Leave out any picture and return the remaining listing below exactly as given.

********

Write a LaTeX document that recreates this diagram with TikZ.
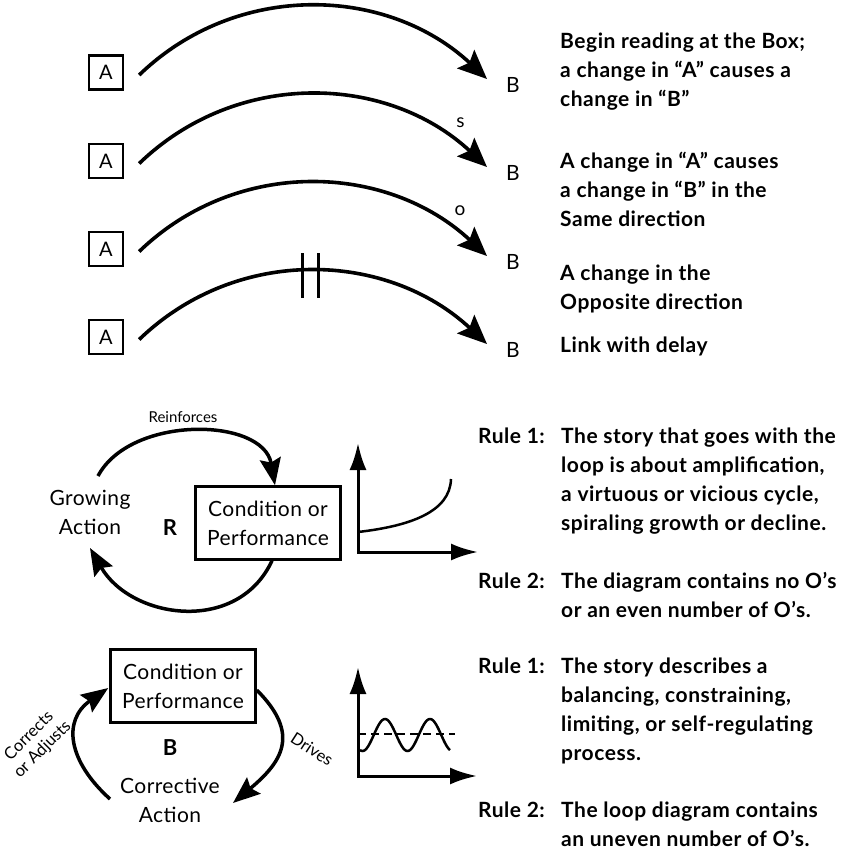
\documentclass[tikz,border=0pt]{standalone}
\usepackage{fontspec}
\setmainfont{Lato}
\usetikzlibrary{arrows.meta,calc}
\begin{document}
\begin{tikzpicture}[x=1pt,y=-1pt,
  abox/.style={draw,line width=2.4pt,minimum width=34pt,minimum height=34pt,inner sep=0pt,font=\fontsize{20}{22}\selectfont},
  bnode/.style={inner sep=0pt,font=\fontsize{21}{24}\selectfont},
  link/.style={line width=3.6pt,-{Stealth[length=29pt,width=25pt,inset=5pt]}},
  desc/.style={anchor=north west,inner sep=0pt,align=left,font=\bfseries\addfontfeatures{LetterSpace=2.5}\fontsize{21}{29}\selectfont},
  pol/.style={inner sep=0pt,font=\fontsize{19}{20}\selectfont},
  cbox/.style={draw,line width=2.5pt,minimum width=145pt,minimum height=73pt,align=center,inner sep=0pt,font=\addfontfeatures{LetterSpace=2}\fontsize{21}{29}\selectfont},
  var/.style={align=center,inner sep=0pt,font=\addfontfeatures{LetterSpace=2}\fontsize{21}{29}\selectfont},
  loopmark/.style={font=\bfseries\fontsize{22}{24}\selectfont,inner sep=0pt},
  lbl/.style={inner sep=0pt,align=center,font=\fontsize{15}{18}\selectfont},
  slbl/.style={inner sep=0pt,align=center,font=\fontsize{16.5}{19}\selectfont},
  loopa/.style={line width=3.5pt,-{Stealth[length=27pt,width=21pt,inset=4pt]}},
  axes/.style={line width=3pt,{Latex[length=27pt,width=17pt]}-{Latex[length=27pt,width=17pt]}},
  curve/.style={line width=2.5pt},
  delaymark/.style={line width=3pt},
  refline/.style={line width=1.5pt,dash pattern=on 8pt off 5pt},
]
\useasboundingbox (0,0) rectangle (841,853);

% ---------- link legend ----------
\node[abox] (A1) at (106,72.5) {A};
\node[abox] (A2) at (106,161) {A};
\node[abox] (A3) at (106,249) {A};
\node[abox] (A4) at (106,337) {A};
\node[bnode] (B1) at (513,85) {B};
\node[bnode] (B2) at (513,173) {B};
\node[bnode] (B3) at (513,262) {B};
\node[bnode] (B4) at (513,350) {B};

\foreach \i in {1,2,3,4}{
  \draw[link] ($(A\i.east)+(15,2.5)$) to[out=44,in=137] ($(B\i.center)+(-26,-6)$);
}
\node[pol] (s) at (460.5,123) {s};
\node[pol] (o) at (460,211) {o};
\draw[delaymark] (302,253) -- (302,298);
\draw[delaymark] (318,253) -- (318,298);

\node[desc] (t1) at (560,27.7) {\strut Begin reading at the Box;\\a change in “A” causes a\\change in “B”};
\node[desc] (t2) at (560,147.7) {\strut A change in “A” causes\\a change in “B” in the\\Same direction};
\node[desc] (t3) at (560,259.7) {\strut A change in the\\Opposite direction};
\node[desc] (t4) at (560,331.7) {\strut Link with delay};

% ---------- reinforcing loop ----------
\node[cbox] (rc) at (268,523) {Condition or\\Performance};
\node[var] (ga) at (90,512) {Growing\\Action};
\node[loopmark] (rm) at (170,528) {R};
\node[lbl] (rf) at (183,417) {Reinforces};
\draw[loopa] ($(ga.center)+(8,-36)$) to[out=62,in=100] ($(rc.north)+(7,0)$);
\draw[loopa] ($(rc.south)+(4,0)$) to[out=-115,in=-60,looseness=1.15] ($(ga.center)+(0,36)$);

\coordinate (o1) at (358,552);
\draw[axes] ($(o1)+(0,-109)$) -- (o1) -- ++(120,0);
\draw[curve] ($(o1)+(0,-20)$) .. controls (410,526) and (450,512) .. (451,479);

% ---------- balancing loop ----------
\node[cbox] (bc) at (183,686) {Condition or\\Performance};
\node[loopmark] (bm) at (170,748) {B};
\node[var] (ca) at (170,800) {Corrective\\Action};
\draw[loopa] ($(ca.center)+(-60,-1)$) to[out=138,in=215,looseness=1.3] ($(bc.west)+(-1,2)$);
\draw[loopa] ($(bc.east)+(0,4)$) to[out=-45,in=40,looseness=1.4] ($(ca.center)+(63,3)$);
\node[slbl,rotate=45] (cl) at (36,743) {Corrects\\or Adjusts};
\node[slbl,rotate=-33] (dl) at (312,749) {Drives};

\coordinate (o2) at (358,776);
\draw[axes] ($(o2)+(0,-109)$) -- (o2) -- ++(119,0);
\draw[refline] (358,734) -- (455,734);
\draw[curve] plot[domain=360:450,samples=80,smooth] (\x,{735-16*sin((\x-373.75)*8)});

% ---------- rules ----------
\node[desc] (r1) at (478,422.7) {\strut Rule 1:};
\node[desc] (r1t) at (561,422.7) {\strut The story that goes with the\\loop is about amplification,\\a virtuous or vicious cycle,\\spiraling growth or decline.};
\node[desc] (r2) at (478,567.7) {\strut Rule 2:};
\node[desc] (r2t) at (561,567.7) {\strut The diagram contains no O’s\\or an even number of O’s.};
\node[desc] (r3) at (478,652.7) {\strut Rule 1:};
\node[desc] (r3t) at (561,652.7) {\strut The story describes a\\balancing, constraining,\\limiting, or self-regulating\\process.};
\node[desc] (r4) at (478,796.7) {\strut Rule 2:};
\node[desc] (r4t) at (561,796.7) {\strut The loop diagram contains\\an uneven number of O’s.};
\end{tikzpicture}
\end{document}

********

**SOLUTION TO THIS TASK**
Write a LaTeX document that recreates this diagram with TikZ.
\documentclass[tikz,border=0pt]{standalone}
\usepackage{fontspec}
\setmainfont{Lato}
\usetikzlibrary{arrows.meta,calc}
\begin{document}
\begin{tikzpicture}[x=1pt,y=-1pt,
  abox/.style={draw,line width=2.4pt,minimum width=34pt,minimum height=34pt,inner sep=0pt,font=\fontsize{20}{22}\selectfont},
  bnode/.style={inner sep=0pt,font=\fontsize{21}{24}\selectfont},
  link/.style={line width=3.6pt,-{Stealth[length=29pt,width=25pt,inset=5pt]}},
  desc/.style={anchor=north west,inner sep=0pt,align=left,font=\bfseries\addfontfeatures{LetterSpace=2.5}\fontsize{21}{29}\selectfont},
  pol/.style={inner sep=0pt,font=\fontsize{19}{20}\selectfont},
  cbox/.style={draw,line width=2.5pt,minimum width=145pt,minimum height=73pt,align=center,inner sep=0pt,font=\addfontfeatures{LetterSpace=2}\fontsize{21}{29}\selectfont},
  var/.style={align=center,inner sep=0pt,font=\addfontfeatures{LetterSpace=2}\fontsize{21}{29}\selectfont},
  loopmark/.style={font=\bfseries\fontsize{22}{24}\selectfont,inner sep=0pt},
  lbl/.style={inner sep=0pt,align=center,font=\fontsize{15}{18}\selectfont},
  slbl/.style={inner sep=0pt,align=center,font=\fontsize{16.5}{19}\selectfont},
  loopa/.style={line width=3.5pt,-{Stealth[length=27pt,width=21pt,inset=4pt]}},
  axes/.style={line width=3pt,{Latex[length=27pt,width=17pt]}-{Latex[length=27pt,width=17pt]}},
  curve/.style={line width=2.5pt},
  delaymark/.style={line width=3pt},
  refline/.style={line width=1.5pt,dash pattern=on 8pt off 5pt},
]
\useasboundingbox (0,0) rectangle (841,853);

% ---------- link legend ----------
\node[abox] (A1) at (106,72.5) {A};
\node[abox] (A2) at (106,161) {A};
\node[abox] (A3) at (106,249) {A};
\node[abox] (A4) at (106,337) {A};
\node[bnode] (B1) at (513,85) {B};
\node[bnode] (B2) at (513,173) {B};
\node[bnode] (B3) at (513,262) {B};
\node[bnode] (B4) at (513,350) {B};

\foreach \i in {1,2,3,4}{
  \draw[link] ($(A\i.east)+(15,2.5)$) to[out=44,in=137] ($(B\i.center)+(-26,-6)$);
}
\node[pol] (s) at (460.5,123) {s};
\node[pol] (o) at (460,211) {o};
\draw[delaymark] (302,253) -- (302,298);
\draw[delaymark] (318,253) -- (318,298);

\node[desc] (t1) at (560,27.7) {\strut Begin reading at the Box;\\a change in “A” causes a\\change in “B”};
\node[desc] (t2) at (560,147.7) {\strut A change in “A” causes\\a change in “B” in the\\Same direction};
\node[desc] (t3) at (560,259.7) {\strut A change in the\\Opposite direction};
\node[desc] (t4) at (560,331.7) {\strut Link with delay};

% ---------- reinforcing loop ----------
\node[cbox] (rc) at (268,523) {Condition or\\Performance};
\node[var] (ga) at (90,512) {Growing\\Action};
\node[loopmark] (rm) at (170,528) {R};
\node[lbl] (rf) at (183,417) {Reinforces};
\draw[loopa] ($(ga.center)+(8,-36)$) to[out=62,in=100] ($(rc.north)+(7,0)$);
\draw[loopa] ($(rc.south)+(4,0)$) to[out=-115,in=-60,looseness=1.15] ($(ga.center)+(0,36)$);

\coordinate (o1) at (358,552);
\draw[axes] ($(o1)+(0,-109)$) -- (o1) -- ++(120,0);
\draw[curve] ($(o1)+(0,-20)$) .. controls (410,526) and (450,512) .. (451,479);

% ---------- balancing loop ----------
\node[cbox] (bc) at (183,686) {Condition or\\Performance};
\node[loopmark] (bm) at (170,748) {B};
\node[var] (ca) at (170,800) {Corrective\\Action};
\draw[loopa] ($(ca.center)+(-60,-1)$) to[out=138,in=215,looseness=1.3] ($(bc.west)+(-1,2)$);
\draw[loopa] ($(bc.east)+(0,4)$) to[out=-45,in=40,looseness=1.4] ($(ca.center)+(63,3)$);
\node[slbl,rotate=45] (cl) at (36,743) {Corrects\\or Adjusts};
\node[slbl,rotate=-33] (dl) at (312,749) {Drives};

\coordinate (o2) at (358,776);
\draw[axes] ($(o2)+(0,-109)$) -- (o2) -- ++(119,0);
\draw[refline] (358,734) -- (455,734);
\draw[curve] plot[domain=360:450,samples=80,smooth] (\x,{735-16*sin((\x-373.75)*8)});

% ---------- rules ----------
\node[desc] (r1) at (478,422.7) {\strut Rule 1:};
\node[desc] (r1t) at (561,422.7) {\strut The story that goes with the\\loop is about amplification,\\a virtuous or vicious cycle,\\spiraling growth or decline.};
\node[desc] (r2) at (478,567.7) {\strut Rule 2:};
\node[desc] (r2t) at (561,567.7) {\strut The diagram contains no O’s\\or an even number of O’s.};
\node[desc] (r3) at (478,652.7) {\strut Rule 1:};
\node[desc] (r3t) at (561,652.7) {\strut The story describes a\\balancing, constraining,\\limiting, or self-regulating\\process.};
\node[desc] (r4) at (478,796.7) {\strut Rule 2:};
\node[desc] (r4t) at (561,796.7) {\strut The loop diagram contains\\an uneven number of O’s.};
\end{tikzpicture}
\end{document}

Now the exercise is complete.